Exercise objective:
Pull out every line below that contains the word "diagram".

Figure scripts

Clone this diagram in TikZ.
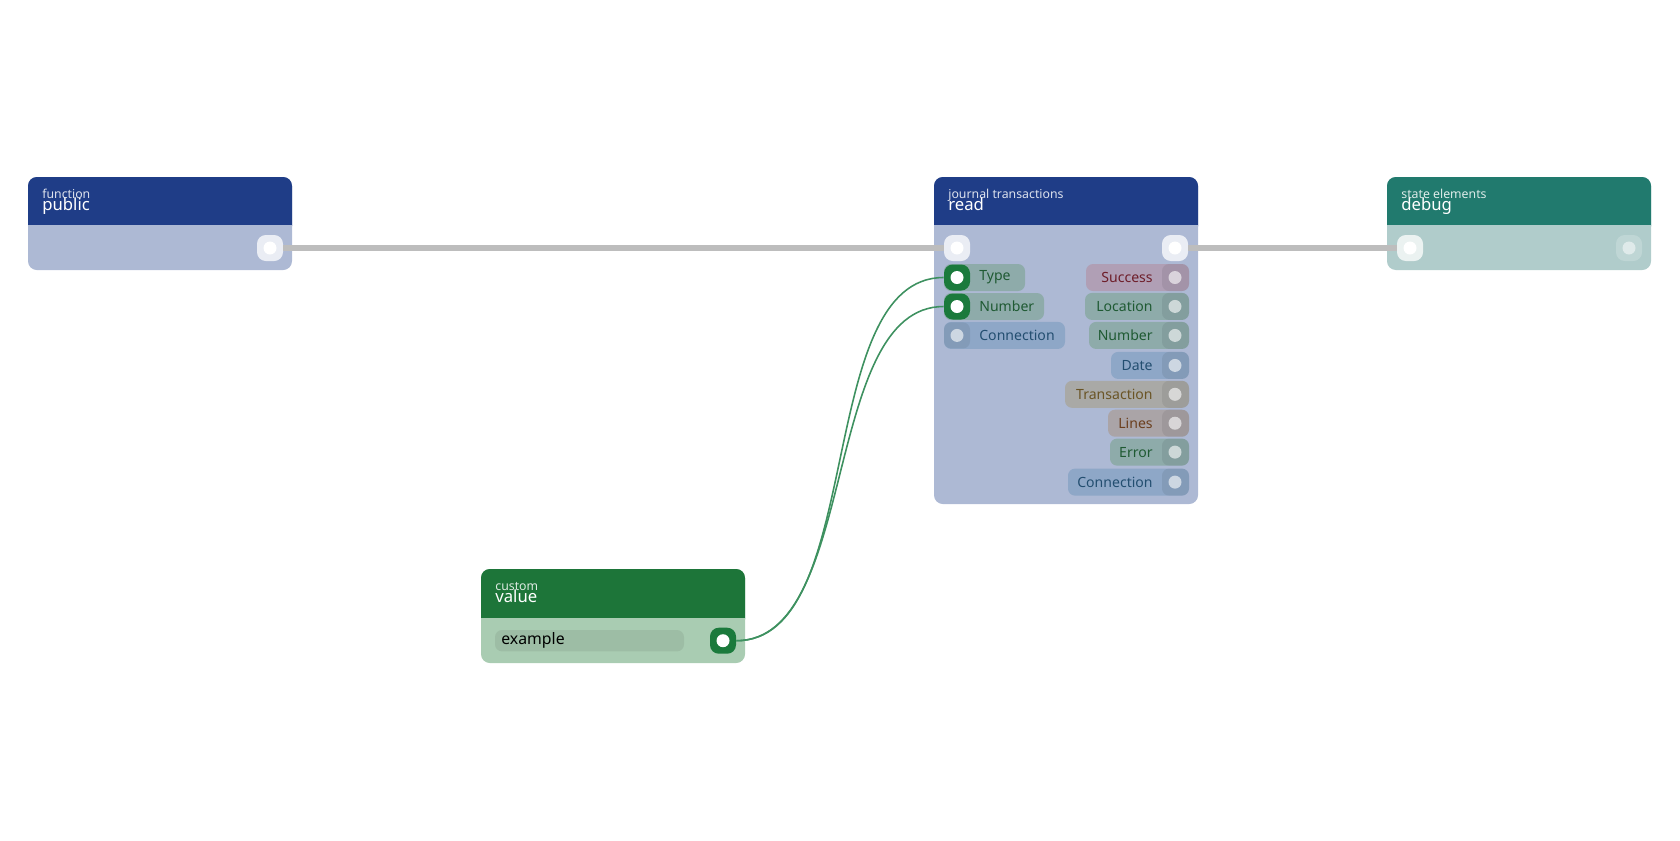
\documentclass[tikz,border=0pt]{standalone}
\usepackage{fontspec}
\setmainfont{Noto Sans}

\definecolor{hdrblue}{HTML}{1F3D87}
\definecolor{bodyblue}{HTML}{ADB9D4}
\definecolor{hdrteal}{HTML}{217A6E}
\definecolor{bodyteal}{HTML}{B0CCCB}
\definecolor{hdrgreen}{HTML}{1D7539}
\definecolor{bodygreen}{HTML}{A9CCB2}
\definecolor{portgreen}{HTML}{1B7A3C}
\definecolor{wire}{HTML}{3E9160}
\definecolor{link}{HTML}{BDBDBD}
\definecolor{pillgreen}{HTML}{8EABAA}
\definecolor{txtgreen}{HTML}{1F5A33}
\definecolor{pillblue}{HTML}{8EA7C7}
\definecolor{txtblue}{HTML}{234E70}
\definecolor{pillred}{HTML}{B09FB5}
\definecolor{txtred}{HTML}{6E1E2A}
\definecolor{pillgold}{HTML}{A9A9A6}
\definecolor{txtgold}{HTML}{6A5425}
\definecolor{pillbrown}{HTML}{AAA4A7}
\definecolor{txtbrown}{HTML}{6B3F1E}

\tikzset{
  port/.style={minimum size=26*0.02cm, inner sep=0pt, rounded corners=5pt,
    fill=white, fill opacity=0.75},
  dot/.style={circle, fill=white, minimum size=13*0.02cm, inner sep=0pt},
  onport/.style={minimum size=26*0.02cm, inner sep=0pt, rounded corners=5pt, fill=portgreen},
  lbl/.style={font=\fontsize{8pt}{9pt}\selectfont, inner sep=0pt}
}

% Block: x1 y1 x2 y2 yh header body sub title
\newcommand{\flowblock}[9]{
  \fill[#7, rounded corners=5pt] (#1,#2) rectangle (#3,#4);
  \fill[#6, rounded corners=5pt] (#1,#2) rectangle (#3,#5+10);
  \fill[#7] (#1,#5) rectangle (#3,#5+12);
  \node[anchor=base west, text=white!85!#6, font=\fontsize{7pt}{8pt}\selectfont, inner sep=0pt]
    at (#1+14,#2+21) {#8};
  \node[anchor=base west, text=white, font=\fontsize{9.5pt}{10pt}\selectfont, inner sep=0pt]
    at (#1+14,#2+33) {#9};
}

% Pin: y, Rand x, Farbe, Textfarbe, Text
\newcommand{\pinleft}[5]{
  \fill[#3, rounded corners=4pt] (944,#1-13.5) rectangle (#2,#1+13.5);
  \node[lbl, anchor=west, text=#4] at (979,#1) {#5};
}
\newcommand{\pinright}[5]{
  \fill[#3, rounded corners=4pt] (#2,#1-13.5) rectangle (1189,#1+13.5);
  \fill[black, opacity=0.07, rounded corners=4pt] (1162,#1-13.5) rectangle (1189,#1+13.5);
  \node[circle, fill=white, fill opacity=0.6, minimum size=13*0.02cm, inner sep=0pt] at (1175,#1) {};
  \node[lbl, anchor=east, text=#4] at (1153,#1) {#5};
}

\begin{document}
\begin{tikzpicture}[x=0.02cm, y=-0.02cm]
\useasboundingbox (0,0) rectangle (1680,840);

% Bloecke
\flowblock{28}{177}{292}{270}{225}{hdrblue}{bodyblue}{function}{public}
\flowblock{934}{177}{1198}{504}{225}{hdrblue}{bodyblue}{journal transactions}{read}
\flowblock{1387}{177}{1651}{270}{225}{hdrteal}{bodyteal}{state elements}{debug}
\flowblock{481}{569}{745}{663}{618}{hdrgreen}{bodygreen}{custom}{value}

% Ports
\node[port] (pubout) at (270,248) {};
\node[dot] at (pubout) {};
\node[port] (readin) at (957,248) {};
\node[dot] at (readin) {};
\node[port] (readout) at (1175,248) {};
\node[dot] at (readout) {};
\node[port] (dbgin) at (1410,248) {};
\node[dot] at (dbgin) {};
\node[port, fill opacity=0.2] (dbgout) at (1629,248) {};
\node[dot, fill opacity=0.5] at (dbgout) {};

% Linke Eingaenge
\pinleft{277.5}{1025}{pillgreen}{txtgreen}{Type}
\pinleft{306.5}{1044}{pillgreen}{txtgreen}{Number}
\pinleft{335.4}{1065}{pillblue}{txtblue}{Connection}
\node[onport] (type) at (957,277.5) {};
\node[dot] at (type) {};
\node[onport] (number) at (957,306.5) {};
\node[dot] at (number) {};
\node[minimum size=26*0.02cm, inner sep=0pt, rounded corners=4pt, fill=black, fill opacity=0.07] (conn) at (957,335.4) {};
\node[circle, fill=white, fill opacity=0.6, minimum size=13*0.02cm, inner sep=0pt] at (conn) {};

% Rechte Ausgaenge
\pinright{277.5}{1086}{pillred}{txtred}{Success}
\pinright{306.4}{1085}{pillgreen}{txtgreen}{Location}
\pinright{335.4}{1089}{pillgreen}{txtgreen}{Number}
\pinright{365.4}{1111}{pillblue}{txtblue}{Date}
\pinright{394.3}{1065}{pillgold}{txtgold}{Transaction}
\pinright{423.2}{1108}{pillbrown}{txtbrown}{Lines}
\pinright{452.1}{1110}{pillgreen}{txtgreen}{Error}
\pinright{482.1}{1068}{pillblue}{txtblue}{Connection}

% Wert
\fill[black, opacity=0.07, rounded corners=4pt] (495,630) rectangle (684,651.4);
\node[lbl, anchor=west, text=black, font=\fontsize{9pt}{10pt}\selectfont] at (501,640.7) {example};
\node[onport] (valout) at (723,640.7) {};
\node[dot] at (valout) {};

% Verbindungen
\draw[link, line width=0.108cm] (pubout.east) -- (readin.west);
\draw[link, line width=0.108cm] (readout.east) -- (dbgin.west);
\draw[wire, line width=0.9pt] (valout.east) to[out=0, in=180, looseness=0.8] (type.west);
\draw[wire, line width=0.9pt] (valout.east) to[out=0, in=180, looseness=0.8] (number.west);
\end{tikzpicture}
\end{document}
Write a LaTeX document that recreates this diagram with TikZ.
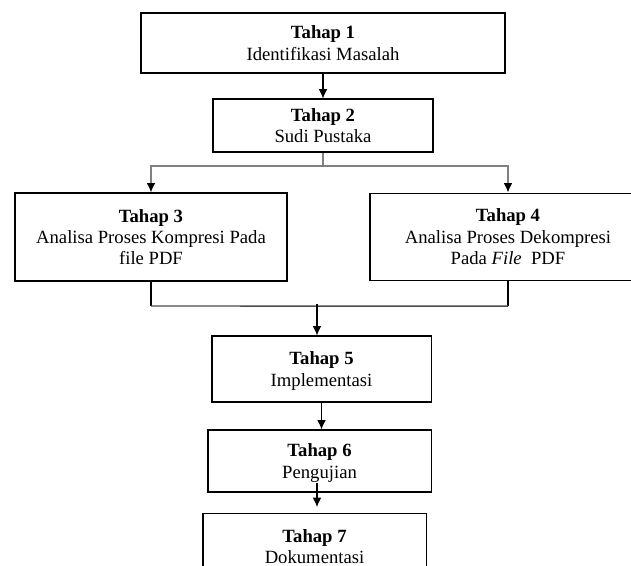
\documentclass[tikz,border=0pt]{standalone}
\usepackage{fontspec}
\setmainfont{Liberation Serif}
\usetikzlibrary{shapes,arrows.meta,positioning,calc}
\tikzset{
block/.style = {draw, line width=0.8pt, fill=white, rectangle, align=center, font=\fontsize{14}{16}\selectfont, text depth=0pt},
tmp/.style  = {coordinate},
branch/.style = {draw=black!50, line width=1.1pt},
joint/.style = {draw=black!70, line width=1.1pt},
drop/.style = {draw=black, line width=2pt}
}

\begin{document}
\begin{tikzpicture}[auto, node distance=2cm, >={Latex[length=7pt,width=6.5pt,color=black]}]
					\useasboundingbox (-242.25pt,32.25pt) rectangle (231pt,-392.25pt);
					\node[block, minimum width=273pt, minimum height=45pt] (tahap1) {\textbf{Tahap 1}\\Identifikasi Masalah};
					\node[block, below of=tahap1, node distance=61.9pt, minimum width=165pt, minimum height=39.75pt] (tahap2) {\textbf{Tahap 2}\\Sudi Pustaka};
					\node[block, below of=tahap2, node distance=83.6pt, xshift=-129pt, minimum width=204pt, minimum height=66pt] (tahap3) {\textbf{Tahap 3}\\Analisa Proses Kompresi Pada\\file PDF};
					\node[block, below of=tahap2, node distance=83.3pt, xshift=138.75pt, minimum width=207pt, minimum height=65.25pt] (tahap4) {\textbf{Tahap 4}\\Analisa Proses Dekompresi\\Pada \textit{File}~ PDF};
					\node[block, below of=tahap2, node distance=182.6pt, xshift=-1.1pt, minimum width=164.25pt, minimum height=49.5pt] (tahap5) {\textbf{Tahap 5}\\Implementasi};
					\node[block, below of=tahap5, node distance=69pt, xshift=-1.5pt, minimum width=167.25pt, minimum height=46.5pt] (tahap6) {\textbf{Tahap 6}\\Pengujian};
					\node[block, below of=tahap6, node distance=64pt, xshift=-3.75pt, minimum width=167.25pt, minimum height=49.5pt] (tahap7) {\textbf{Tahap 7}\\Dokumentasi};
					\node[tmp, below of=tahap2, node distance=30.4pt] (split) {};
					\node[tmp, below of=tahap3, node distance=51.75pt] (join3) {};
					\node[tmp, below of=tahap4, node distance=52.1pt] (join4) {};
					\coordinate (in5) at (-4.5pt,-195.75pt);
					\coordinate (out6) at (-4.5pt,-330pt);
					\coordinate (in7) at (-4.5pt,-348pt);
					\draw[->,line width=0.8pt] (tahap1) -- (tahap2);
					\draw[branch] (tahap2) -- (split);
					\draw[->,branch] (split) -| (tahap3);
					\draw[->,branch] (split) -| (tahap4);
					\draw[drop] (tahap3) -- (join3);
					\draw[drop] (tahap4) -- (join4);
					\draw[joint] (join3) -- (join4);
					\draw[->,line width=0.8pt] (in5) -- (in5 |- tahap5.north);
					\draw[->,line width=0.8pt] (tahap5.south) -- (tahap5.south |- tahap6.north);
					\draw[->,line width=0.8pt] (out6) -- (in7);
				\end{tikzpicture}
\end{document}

Output for this exercise:
Clone this diagram in TikZ.
Write a LaTeX document that recreates this diagram with TikZ.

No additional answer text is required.